The boy’s wooing consists of leaving gifts, and each rejected gift as well as the one that works in the end is something into which it is possible to read many metaphors. The first gift is a love note; the girl folds it into a paper crane she hangs in the window for the boy to see, but her door remains closed. Perhaps that gift fails because it is too much in the chauvinist tradition, or maybe it is not imaginative enough, and other interpretations are possible. The second gift is of the boy’s hat, with a fading rose inside. This one seems slightly more successful, because the girl engages with it several times (watching the rose die, then pressing the petals to her mirror and enjoying the sun illuminating them), but she still does not open her door. Again, the poem feels very much like a fairy tale, so it’s perhaps no surprise that the third time is the charm, and when the boy brings the white scarf to the door, it opens.

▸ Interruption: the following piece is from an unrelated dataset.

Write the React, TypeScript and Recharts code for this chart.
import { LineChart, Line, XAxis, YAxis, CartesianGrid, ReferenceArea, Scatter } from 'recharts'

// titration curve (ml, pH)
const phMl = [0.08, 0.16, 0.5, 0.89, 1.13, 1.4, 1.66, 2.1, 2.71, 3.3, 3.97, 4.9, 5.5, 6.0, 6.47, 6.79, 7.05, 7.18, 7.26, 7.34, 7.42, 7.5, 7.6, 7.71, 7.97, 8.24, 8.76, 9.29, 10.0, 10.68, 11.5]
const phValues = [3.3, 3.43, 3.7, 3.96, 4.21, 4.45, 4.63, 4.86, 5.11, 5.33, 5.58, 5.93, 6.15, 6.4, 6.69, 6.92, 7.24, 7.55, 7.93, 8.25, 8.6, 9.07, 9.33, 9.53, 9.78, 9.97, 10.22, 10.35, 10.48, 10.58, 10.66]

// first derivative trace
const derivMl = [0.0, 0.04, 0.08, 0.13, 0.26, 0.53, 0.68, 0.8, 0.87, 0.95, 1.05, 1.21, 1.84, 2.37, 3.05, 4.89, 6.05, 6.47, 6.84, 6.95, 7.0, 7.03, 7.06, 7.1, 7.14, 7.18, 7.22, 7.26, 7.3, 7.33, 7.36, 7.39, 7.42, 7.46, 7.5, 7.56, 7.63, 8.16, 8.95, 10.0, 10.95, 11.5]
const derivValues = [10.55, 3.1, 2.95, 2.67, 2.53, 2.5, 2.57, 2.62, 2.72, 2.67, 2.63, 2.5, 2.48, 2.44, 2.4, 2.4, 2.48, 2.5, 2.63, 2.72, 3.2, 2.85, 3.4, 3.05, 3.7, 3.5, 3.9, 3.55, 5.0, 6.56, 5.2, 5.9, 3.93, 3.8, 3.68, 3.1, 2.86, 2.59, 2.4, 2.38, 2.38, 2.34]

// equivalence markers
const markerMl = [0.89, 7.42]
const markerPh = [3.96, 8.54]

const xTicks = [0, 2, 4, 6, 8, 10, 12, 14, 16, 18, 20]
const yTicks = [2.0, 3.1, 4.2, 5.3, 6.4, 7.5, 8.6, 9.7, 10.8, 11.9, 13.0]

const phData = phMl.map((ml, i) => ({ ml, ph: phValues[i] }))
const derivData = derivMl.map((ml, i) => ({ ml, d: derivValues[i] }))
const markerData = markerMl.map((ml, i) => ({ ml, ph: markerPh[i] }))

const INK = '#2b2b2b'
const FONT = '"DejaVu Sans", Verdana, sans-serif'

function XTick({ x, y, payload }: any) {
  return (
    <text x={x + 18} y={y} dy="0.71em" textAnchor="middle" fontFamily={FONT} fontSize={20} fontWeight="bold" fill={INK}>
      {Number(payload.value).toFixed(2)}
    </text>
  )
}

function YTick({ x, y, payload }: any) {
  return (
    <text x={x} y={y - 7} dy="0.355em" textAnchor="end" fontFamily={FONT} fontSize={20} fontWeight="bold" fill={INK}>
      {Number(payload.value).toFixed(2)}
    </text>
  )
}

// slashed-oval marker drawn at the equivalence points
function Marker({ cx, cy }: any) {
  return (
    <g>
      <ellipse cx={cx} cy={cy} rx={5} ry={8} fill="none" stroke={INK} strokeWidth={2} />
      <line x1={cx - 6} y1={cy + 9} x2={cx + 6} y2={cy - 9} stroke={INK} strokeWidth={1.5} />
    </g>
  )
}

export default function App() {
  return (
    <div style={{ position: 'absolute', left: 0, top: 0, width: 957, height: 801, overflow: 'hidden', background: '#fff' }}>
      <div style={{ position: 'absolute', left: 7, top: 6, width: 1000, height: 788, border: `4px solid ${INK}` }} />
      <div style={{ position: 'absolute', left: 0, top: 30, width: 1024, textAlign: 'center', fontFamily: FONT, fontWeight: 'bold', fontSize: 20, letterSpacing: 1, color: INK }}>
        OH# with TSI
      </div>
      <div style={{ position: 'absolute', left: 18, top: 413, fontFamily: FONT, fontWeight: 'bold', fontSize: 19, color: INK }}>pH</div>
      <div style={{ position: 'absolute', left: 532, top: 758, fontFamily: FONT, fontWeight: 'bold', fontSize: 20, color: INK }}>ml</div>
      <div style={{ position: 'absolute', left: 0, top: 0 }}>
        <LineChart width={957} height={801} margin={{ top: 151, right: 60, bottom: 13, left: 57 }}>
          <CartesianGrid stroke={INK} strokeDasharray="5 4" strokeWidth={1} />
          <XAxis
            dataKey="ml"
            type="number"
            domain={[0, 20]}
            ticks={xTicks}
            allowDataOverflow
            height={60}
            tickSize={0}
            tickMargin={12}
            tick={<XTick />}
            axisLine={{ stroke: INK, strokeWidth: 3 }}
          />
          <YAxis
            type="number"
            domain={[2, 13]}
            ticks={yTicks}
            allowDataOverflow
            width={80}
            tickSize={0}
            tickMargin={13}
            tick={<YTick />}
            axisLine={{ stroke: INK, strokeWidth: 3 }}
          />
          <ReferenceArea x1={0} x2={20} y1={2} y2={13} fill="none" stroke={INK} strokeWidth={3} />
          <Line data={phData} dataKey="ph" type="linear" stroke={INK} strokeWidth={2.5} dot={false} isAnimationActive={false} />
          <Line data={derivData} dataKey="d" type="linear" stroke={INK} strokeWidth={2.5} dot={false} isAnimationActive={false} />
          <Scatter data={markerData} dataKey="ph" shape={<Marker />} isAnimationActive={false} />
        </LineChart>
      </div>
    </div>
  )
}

The scarf is “the path” to the girl’s heart, but why? We could surmise that it represents the boy’s purity, or both his and the girl’s purity, or as in the Chinese tradition perhaps even represents death. Another reader might be more impressed by its erotic potential. The point here is that all the gifts—love-note, white crane, hat, dying rose, and white scarf—are rich and evocative of a wide range of metaphorical interpretations. Readers could argue for hours about why the white scarf opened the door and the rose did not, but for me the reason is explained in the poem’s final, wonderful, couplet:
Blindfolding each other,
they enter the room.
Until I read the author’s note, it did not occur to me that the poem could be an ars poetica, but of course it is, and a lovely expression of the difficulty of accessing the muse or inner creative spirit. I read it that way now and also as a love story, both with a feminist twist: this speaker (or muse) does not want to be wooed in the courtly love tradition with billet-doux and flowers, but instead seeks union on equal ground, gorgeously expressed in the image of two people blindfolding each other, both entering the mystery at the same time.